== Source excerpt ==
* begin *

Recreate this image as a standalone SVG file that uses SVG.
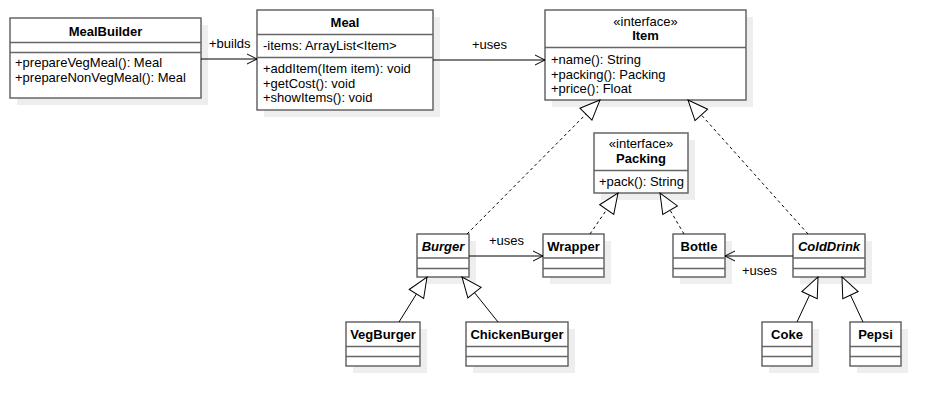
<svg xmlns="http://www.w3.org/2000/svg" width="940" height="406" viewBox="0 0 940 406">
<style>
.sh{fill:#eeeeee}
.bx{fill:#fff;stroke:#666;stroke-width:1.5}
.dv{stroke:#666;stroke-width:1.5}
text{font-family:"Liberation Sans",Arial,sans-serif;font-size:13px;fill:#000}
.t{font-weight:bold;text-anchor:middle}
.ti{font-weight:bold;font-style:italic;text-anchor:middle}
.st{text-anchor:middle}
.e{fill:none;stroke:#000;stroke-width:1}
.d{stroke-dasharray:3 3}
.oa{marker-end:url(#open)}
.ta{marker-end:url(#tri)}
</style>
<defs>
<marker id="open" viewBox="0 0 12 12" refX="11" refY="6" markerWidth="12" markerHeight="12" markerUnits="userSpaceOnUse" orient="auto"><path d="M1,1 L11,6 L1,11" fill="none" stroke="#000" stroke-width="1"/></marker>
<marker id="tri" viewBox="0 0 22 20" refX="21" refY="10" markerWidth="22" markerHeight="20" markerUnits="userSpaceOnUse" orient="auto"><path d="M1,1.5 L21,10 L1,18.5 Z" fill="#fff" stroke="#000" stroke-width="1" stroke-dasharray="none"/></marker>
</defs>
<g id="MealBuilder">
<rect class="sh" x="17" y="25" width="191" height="80"/>
<rect class="bx" x="10" y="18" width="191" height="80"/>
<line class="dv" x1="10" y1="42.5" x2="201" y2="42.5"/>
<line class="dv" x1="10" y1="52.5" x2="201" y2="52.5"/>
<text class="t" x="105.5" y="36">MealBuilder</text>
<text x="15" y="67">+prepareVegMeal(): Meal</text>
<text x="15" y="82">+prepareNonVegMeal(): Meal</text>
</g>
<g id="Meal">
<rect class="sh" x="264" y="17" width="176" height="100"/>
<rect class="bx" x="257" y="10" width="176" height="100"/>
<line class="dv" x1="257" y1="34.5" x2="433" y2="34.5"/>
<line class="dv" x1="257" y1="57.5" x2="433" y2="57.5"/>
<text class="t" x="345" y="27">Meal</text>
<text x="263" y="50">-items: ArrayList&lt;Item&gt;</text>
<text x="263" y="73">+addItem(Item item): void</text>
<text x="263" y="87.5">+getCost(): void</text>
<text x="263" y="102">+showItems(): void</text>
</g>
<g id="Item">
<rect class="sh" x="552" y="17" width="201" height="90"/>
<rect class="bx" x="545" y="10" width="201" height="90"/>
<line class="dv" x1="545" y1="47.5" x2="746" y2="47.5"/>
<text class="st" x="645.5" y="25.5">«interface»</text>
<text class="t" x="645.5" y="40">Item</text>
<text x="551" y="64">+name(): String</text>
<text x="551" y="78.5">+packing(): Packing</text>
<text x="551" y="93">+price(): Float</text>
</g>
<g id="Packing">
<rect class="sh" x="601" y="140" width="94" height="60"/>
<rect class="bx" x="594" y="133" width="94" height="60"/>
<line class="dv" x1="594" y1="170.5" x2="688" y2="170.5"/>
<text class="st" x="641" y="147.5">«interface»</text>
<text class="t" x="641" y="163">Packing</text>
<text x="599" y="186">+pack(): String</text>
</g>
<g id="Burger">
<rect class="sh" x="424" y="241" width="52" height="43"/>
<rect class="bx" x="417" y="234" width="52" height="43"/>
<line class="dv" x1="417" y1="258" x2="469" y2="258"/>
<line class="dv" x1="417" y1="268.5" x2="469" y2="268.5"/>
<text class="ti" x="443" y="251">Burger</text>
</g>
<g id="Wrapper">
<rect class="sh" x="550" y="241" width="61" height="43"/>
<rect class="bx" x="543" y="234" width="61" height="43"/>
<line class="dv" x1="543" y1="258" x2="604" y2="258"/>
<line class="dv" x1="543" y1="268.5" x2="604" y2="268.5"/>
<text class="t" x="573.5" y="251">Wrapper</text>
</g>
<g id="Bottle">
<rect class="sh" x="680" y="241" width="52" height="43"/>
<rect class="bx" x="673" y="234" width="52" height="43"/>
<line class="dv" x1="673" y1="258" x2="725" y2="258"/>
<line class="dv" x1="673" y1="268.5" x2="725" y2="268.5"/>
<text class="t" x="699" y="251">Bottle</text>
</g>
<g id="ColdDrink">
<rect class="sh" x="800" y="241" width="72" height="43"/>
<rect class="bx" x="793" y="234" width="72" height="43"/>
<line class="dv" x1="793" y1="258" x2="865" y2="258"/>
<line class="dv" x1="793" y1="268.5" x2="865" y2="268.5"/>
<text class="ti" x="829" y="251">ColdDrink</text>
</g>
<g id="VegBurger">
<rect class="sh" x="353" y="329" width="74" height="44"/>
<rect class="bx" x="346" y="322" width="74" height="44"/>
<line class="dv" x1="346" y1="346.5" x2="420" y2="346.5"/>
<line class="dv" x1="346" y1="356.5" x2="420" y2="356.5"/>
<text class="t" x="383" y="338.5">VegBurger</text>
</g>
<g id="ChickenBurger">
<rect class="sh" x="473" y="329" width="102" height="44"/>
<rect class="bx" x="466" y="322" width="102" height="44"/>
<line class="dv" x1="466" y1="346.5" x2="568" y2="346.5"/>
<line class="dv" x1="466" y1="356.5" x2="568" y2="356.5"/>
<text class="t" x="517" y="338.5">ChickenBurger</text>
</g>
<g id="Coke">
<rect class="sh" x="769" y="329" width="50" height="44"/>
<rect class="bx" x="762" y="322" width="50" height="44"/>
<line class="dv" x1="762" y1="346.5" x2="812" y2="346.5"/>
<line class="dv" x1="762" y1="356.5" x2="812" y2="356.5"/>
<text class="t" x="787" y="338.5">Coke</text>
</g>
<g id="Pepsi">
<rect class="sh" x="857" y="329" width="51" height="44"/>
<rect class="bx" x="850" y="322" width="51" height="44"/>
<line class="dv" x1="850" y1="346.5" x2="901" y2="346.5"/>
<line class="dv" x1="850" y1="356.5" x2="901" y2="356.5"/>
<text class="t" x="875.5" y="338.5">Pepsi</text>
</g>
<g id="connectors">
<path class="e oa" d="M201,59 H257"/>
<text x="209" y="47.5">+builds</text>
<path class="e oa" d="M433,60 H545"/>
<text x="472" y="49">+uses</text>
<path class="e d ta" d="M467,234 L600,100"/>
<path class="e d ta" d="M808,234 L688,100"/>
<path class="e d ta" d="M590,234 L618,193"/>
<path class="e d ta" d="M684,234 L660,193"/>
<path class="e oa" d="M469,256 H543"/>
<text x="489" y="245">+uses</text>
<path class="e oa" d="M793,256 H725"/>
<text x="742" y="275">+uses</text>
<path class="e ta" d="M399,322 L427,277"/>
<path class="e ta" d="M498,322 L462,277"/>
<path class="e ta" d="M797,322 L818,277"/>
<path class="e ta" d="M863,322 L842,277"/>
</g>
</svg>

* end *

Leave out the pictures and retype every line above exactly.

== Answer for the task ==
Recreate this image as a standalone SVG file that uses SVG.
<svg xmlns="http://www.w3.org/2000/svg" width="940" height="406" viewBox="0 0 940 406">
<style>
.sh{fill:#eeeeee}
.bx{fill:#fff;stroke:#666;stroke-width:1.5}
.dv{stroke:#666;stroke-width:1.5}
text{font-family:"Liberation Sans",Arial,sans-serif;font-size:13px;fill:#000}
.t{font-weight:bold;text-anchor:middle}
.ti{font-weight:bold;font-style:italic;text-anchor:middle}
.st{text-anchor:middle}
.e{fill:none;stroke:#000;stroke-width:1}
.d{stroke-dasharray:3 3}
.oa{marker-end:url(#open)}
.ta{marker-end:url(#tri)}
</style>
<defs>
<marker id="open" viewBox="0 0 12 12" refX="11" refY="6" markerWidth="12" markerHeight="12" markerUnits="userSpaceOnUse" orient="auto"><path d="M1,1 L11,6 L1,11" fill="none" stroke="#000" stroke-width="1"/></marker>
<marker id="tri" viewBox="0 0 22 20" refX="21" refY="10" markerWidth="22" markerHeight="20" markerUnits="userSpaceOnUse" orient="auto"><path d="M1,1.5 L21,10 L1,18.5 Z" fill="#fff" stroke="#000" stroke-width="1" stroke-dasharray="none"/></marker>
</defs>
<g id="MealBuilder">
<rect class="sh" x="17" y="25" width="191" height="80"/>
<rect class="bx" x="10" y="18" width="191" height="80"/>
<line class="dv" x1="10" y1="42.5" x2="201" y2="42.5"/>
<line class="dv" x1="10" y1="52.5" x2="201" y2="52.5"/>
<text class="t" x="105.5" y="36">MealBuilder</text>
<text x="15" y="67">+prepareVegMeal(): Meal</text>
<text x="15" y="82">+prepareNonVegMeal(): Meal</text>
</g>
<g id="Meal">
<rect class="sh" x="264" y="17" width="176" height="100"/>
<rect class="bx" x="257" y="10" width="176" height="100"/>
<line class="dv" x1="257" y1="34.5" x2="433" y2="34.5"/>
<line class="dv" x1="257" y1="57.5" x2="433" y2="57.5"/>
<text class="t" x="345" y="27">Meal</text>
<text x="263" y="50">-items: ArrayList&lt;Item&gt;</text>
<text x="263" y="73">+addItem(Item item): void</text>
<text x="263" y="87.5">+getCost(): void</text>
<text x="263" y="102">+showItems(): void</text>
</g>
<g id="Item">
<rect class="sh" x="552" y="17" width="201" height="90"/>
<rect class="bx" x="545" y="10" width="201" height="90"/>
<line class="dv" x1="545" y1="47.5" x2="746" y2="47.5"/>
<text class="st" x="645.5" y="25.5">«interface»</text>
<text class="t" x="645.5" y="40">Item</text>
<text x="551" y="64">+name(): String</text>
<text x="551" y="78.5">+packing(): Packing</text>
<text x="551" y="93">+price(): Float</text>
</g>
<g id="Packing">
<rect class="sh" x="601" y="140" width="94" height="60"/>
<rect class="bx" x="594" y="133" width="94" height="60"/>
<line class="dv" x1="594" y1="170.5" x2="688" y2="170.5"/>
<text class="st" x="641" y="147.5">«interface»</text>
<text class="t" x="641" y="163">Packing</text>
<text x="599" y="186">+pack(): String</text>
</g>
<g id="Burger">
<rect class="sh" x="424" y="241" width="52" height="43"/>
<rect class="bx" x="417" y="234" width="52" height="43"/>
<line class="dv" x1="417" y1="258" x2="469" y2="258"/>
<line class="dv" x1="417" y1="268.5" x2="469" y2="268.5"/>
<text class="ti" x="443" y="251">Burger</text>
</g>
<g id="Wrapper">
<rect class="sh" x="550" y="241" width="61" height="43"/>
<rect class="bx" x="543" y="234" width="61" height="43"/>
<line class="dv" x1="543" y1="258" x2="604" y2="258"/>
<line class="dv" x1="543" y1="268.5" x2="604" y2="268.5"/>
<text class="t" x="573.5" y="251">Wrapper</text>
</g>
<g id="Bottle">
<rect class="sh" x="680" y="241" width="52" height="43"/>
<rect class="bx" x="673" y="234" width="52" height="43"/>
<line class="dv" x1="673" y1="258" x2="725" y2="258"/>
<line class="dv" x1="673" y1="268.5" x2="725" y2="268.5"/>
<text class="t" x="699" y="251">Bottle</text>
</g>
<g id="ColdDrink">
<rect class="sh" x="800" y="241" width="72" height="43"/>
<rect class="bx" x="793" y="234" width="72" height="43"/>
<line class="dv" x1="793" y1="258" x2="865" y2="258"/>
<line class="dv" x1="793" y1="268.5" x2="865" y2="268.5"/>
<text class="ti" x="829" y="251">ColdDrink</text>
</g>
<g id="VegBurger">
<rect class="sh" x="353" y="329" width="74" height="44"/>
<rect class="bx" x="346" y="322" width="74" height="44"/>
<line class="dv" x1="346" y1="346.5" x2="420" y2="346.5"/>
<line class="dv" x1="346" y1="356.5" x2="420" y2="356.5"/>
<text class="t" x="383" y="338.5">VegBurger</text>
</g>
<g id="ChickenBurger">
<rect class="sh" x="473" y="329" width="102" height="44"/>
<rect class="bx" x="466" y="322" width="102" height="44"/>
<line class="dv" x1="466" y1="346.5" x2="568" y2="346.5"/>
<line class="dv" x1="466" y1="356.5" x2="568" y2="356.5"/>
<text class="t" x="517" y="338.5">ChickenBurger</text>
</g>
<g id="Coke">
<rect class="sh" x="769" y="329" width="50" height="44"/>
<rect class="bx" x="762" y="322" width="50" height="44"/>
<line class="dv" x1="762" y1="346.5" x2="812" y2="346.5"/>
<line class="dv" x1="762" y1="356.5" x2="812" y2="356.5"/>
<text class="t" x="787" y="338.5">Coke</text>
</g>
<g id="Pepsi">
<rect class="sh" x="857" y="329" width="51" height="44"/>
<rect class="bx" x="850" y="322" width="51" height="44"/>
<line class="dv" x1="850" y1="346.5" x2="901" y2="346.5"/>
<line class="dv" x1="850" y1="356.5" x2="901" y2="356.5"/>
<text class="t" x="875.5" y="338.5">Pepsi</text>
</g>
<g id="connectors">
<path class="e oa" d="M201,59 H257"/>
<text x="209" y="47.5">+builds</text>
<path class="e oa" d="M433,60 H545"/>
<text x="472" y="49">+uses</text>
<path class="e d ta" d="M467,234 L600,100"/>
<path class="e d ta" d="M808,234 L688,100"/>
<path class="e d ta" d="M590,234 L618,193"/>
<path class="e d ta" d="M684,234 L660,193"/>
<path class="e oa" d="M469,256 H543"/>
<text x="489" y="245">+uses</text>
<path class="e oa" d="M793,256 H725"/>
<text x="742" y="275">+uses</text>
<path class="e ta" d="M399,322 L427,277"/>
<path class="e ta" d="M498,322 L462,277"/>
<path class="e ta" d="M797,322 L818,277"/>
<path class="e ta" d="M863,322 L842,277"/>
</g>
</svg>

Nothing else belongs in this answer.